Industry-Level Private Sector Capital Expenditures in Canada: 1990-2019
— Published on July 29, 2021
Summary
- Recent concerns about Canada’s industrial competitiveness compared to that in other developed countries, particularly the US, have focused on declines in private sector capital expenditures, especially in asset categories such as machinery and equipment that are critical to improvements in productivity.
- Those calling for stronger government initiatives to improve the investment environment in Canada’s private sector argue that weak investment performance is widespread across domestic industries. This bulletin asks whether post-2014 declines in aggregate capital expenditures in Canada’s private sector are broadly representative of many (or most) Canadian industries, or whether the decline is limited to only a few, albeit large, domestic industries.
- This study finds that while the majority of Canadian industries reduced their capital expenditures from 2014 to 2017, slightly less than half did so between 2014 and 2019.
- While the mining industry (including oil and gas) experienced the largest decline in investment from 2014 to 2019, 7 of our sample of 15 industries experienced a decline over that period.

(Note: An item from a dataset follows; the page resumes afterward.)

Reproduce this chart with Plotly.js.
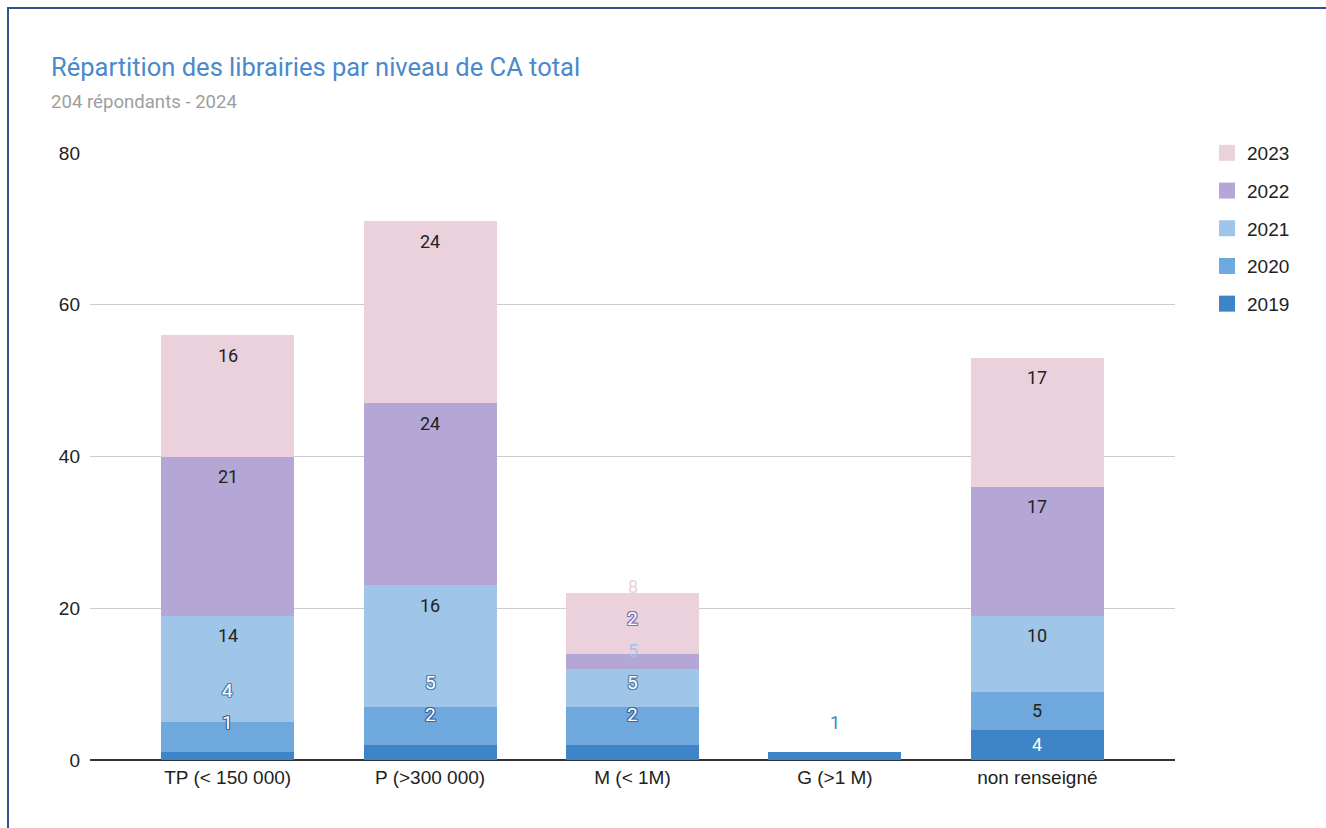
<!DOCTYPE html>
<html>
<head>
<meta charset="utf-8">
<script src="https://cdn.plot.ly/plotly-3.0.1.min.js"></script>
<style>
  html, body { margin: 0; padding: 0; background: #fff; overflow: hidden; }
  #chart { position: absolute; left: 0; top: 0; width: 1326px; height: 828px; }
  #frame { position: absolute; left: 7px; top: 7px; width: 1400px; height: 900px;
           border-left: 2px solid #2f5590; border-top: 2px solid #2f5590; pointer-events: none; z-index: 10; }
</style>
</head>
<body>
<div id="chart"></div>
<div id="frame"></div>
<script>
// ---- data ----
const categories = ["TP (< 150 000)", "P (>300 000)", "M (< 1M)", "G (>1 M)", "non renseigné"];
const seriesNames = ["2019", "2020", "2021", "2022", "2023"];
const v2019 = [1, 2, 2, 1, 4];
const v2020 = [4, 5, 5, 0, 5];
const v2021 = [14, 16, 5, 0, 10];
const v2022 = [21, 24, 2, 0, 17];
const v2023 = [16, 24, 8, 0, 17];
const yTicks = [0, 20, 40, 60, 80];

// ---- styles ----
const colors = ["#3d85c6", "#6fa8dc", "#9fc5e8", "#b4a7d6", "#ead1dc"];
const insideTextColors = ["#ffffff", "#222222", "#222222", "#222222", "#222222"];
const outlineColors = ["#3a6699", "#4f7fb0", null, "#7e6fae", null];

const seriesValues = [v2019, v2020, v2021, v2022, v2023];
const yMax = 80;
const plotTop = 153, plotBottom = 760, plotLeft = 90, plotRight = 1175;
const ppu = (plotBottom - plotTop) / yMax;
const plotH = plotBottom - plotTop, plotW = plotRight - plotLeft;

const traces = [];
seriesValues.forEach((vals, i) => {
  traces.push({
    type: "bar", x: categories, y: vals, name: seriesNames[i],
    marker: { color: colors[i], line: { width: 0 } },
    showlegend: false, hoverinfo: "skip"
  });
});
// legend-only traces (2023 on top)
seriesValues.forEach((vals, i) => {
  traces.push({
    type: "scatter", mode: "markers", x: [null], y: [null], name: seriesNames[i],
    legendgroup: "g" + i, legendrank: seriesValues.length - i,
    marker: { symbol: "square", size: 20, color: colors[i] },
    hoverinfo: "skip"
  });
});

// value labels (Google-Sheets-like placement: near top of segment, pushed up when they don't fit)
const annotations = [];
categories.forEach((cat, c) => {
  let cum = 0, prev = -1e9;
  const total = seriesValues.reduce((s, v) => s + v[c], 0) * ppu;
  seriesValues.forEach((vals, i) => {
    const v = vals[c];
    if (!v) return;
    const bottomPx = cum * ppu;
    cum += v;
    const topPx = cum * ppu;
    const h = topPx - bottomPx;
    const fits = h >= 24;
    const desired = fits ? topPx - Math.min(20, h / 2) : topPx + 30;
    const center = Math.max(desired, prev + 32);
    prev = center;
    const normal = fits && center === desired;
    let font = { family: "Roboto, sans-serif", size: 18, color: insideTextColors[i] };
    if (!normal) {
      if (outlineColors[i] && center < total) {
        const oc = outlineColors[i];
        font.color = "#ffffff";
        font.size = 19;
        font.shadow = `1px 0 0 ${oc}, -1px 0 0 ${oc}, 0 1px 0 ${oc}, 0 -1px 0 ${oc}, 1px 1px 0 ${oc}, -1px -1px 0 ${oc}, 1px -1px 0 ${oc}, -1px 1px 0 ${oc}`;
      } else {
        font.color = colors[i];
      }
    }
    annotations.push({
      x: cat, y: center / ppu, xref: "x", yref: "y",
      text: String(v), showarrow: false, xanchor: "center", yanchor: "middle",
      font: font
    });
  });
});

annotations.push({
  text: "204 répondants - 2024", xref: "paper", yref: "paper",
  x: (49 - plotLeft) / plotW, y: (plotBottom - 102) / plotH, xanchor: "left", yanchor: "middle", showarrow: false,
  font: { family: "Roboto, sans-serif", size: 18.6, color: "#9e9e9e" }
});

const layout = {
  width: 1326, height: 828,
  margin: { l: plotLeft, r: 1326 - plotRight, t: plotTop, b: 828 - plotBottom, pad: 0 },
  paper_bgcolor: "#ffffff", plot_bgcolor: "#ffffff",
  barmode: "stack", bargap: 0.343,
  title: {
    text: "Répartition des librairies par niveau de CA total",
    xref: "container", yref: "container", x: 51 / 1326, y: 1 - 67 / 828,
    xanchor: "left", yanchor: "middle",
    font: { family: "Roboto, sans-serif", size: 25.5, color: "#4a89cc" }
  },
  xaxis: {
    type: "category", categoryorder: "array", categoryarray: categories,
    range: [-0.68, 4.68], showgrid: false, showline: false, ticks: "",
    tickfont: { family: "Liberation Sans, Arial, sans-serif", size: 19, color: "#222222" },
    ticklabelstandoff: 4, fixedrange: true
  },
  yaxis: {
    range: [0, yMax], tickvals: yTicks, ticktext: yTicks.map(String),
    showgrid: true, gridcolor: "#cccccc", gridwidth: 1,
    zeroline: true, zerolinecolor: "#333333", zerolinewidth: 1.5,
    showline: false, ticks: "",
    tickfont: { family: "Liberation Sans, Arial, sans-serif", size: 19, color: "#222222" },
    ticklabelstandoff: 9, fixedrange: true
  },
  legend: {
    x: (1207 - plotLeft) / plotW, xanchor: "left",
    y: 1 + 19 / plotH, yanchor: "top",
    traceorder: "grouped", tracegroupgap: 10,
    font: { family: "Liberation Sans, Arial, sans-serif", size: 19, color: "#222222" },
    itemwidth: 30, bgcolor: "rgba(0,0,0,0)"
  },
  annotations: annotations,
  showlegend: true
};

Plotly.newPlot("chart", traces, layout, { displayModeBar: false, staticPlot: true });
</script>
</body>
</html>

- Over the 2014–2019 period, a majority of industries decreased their investments in the specific asset categories of machinery and equipment plus intellectual property products.
- The country’s recent weak investment performance, especially in machinery and equipment plus intellectual property products, which is so critical to improving productivity, augurs poorly for future productivity growth in Canada’s private sector and underscores the urgency of tax and regulatory reforms to strengthen incentives for investment and entrepreneurship in Canada’s business sector.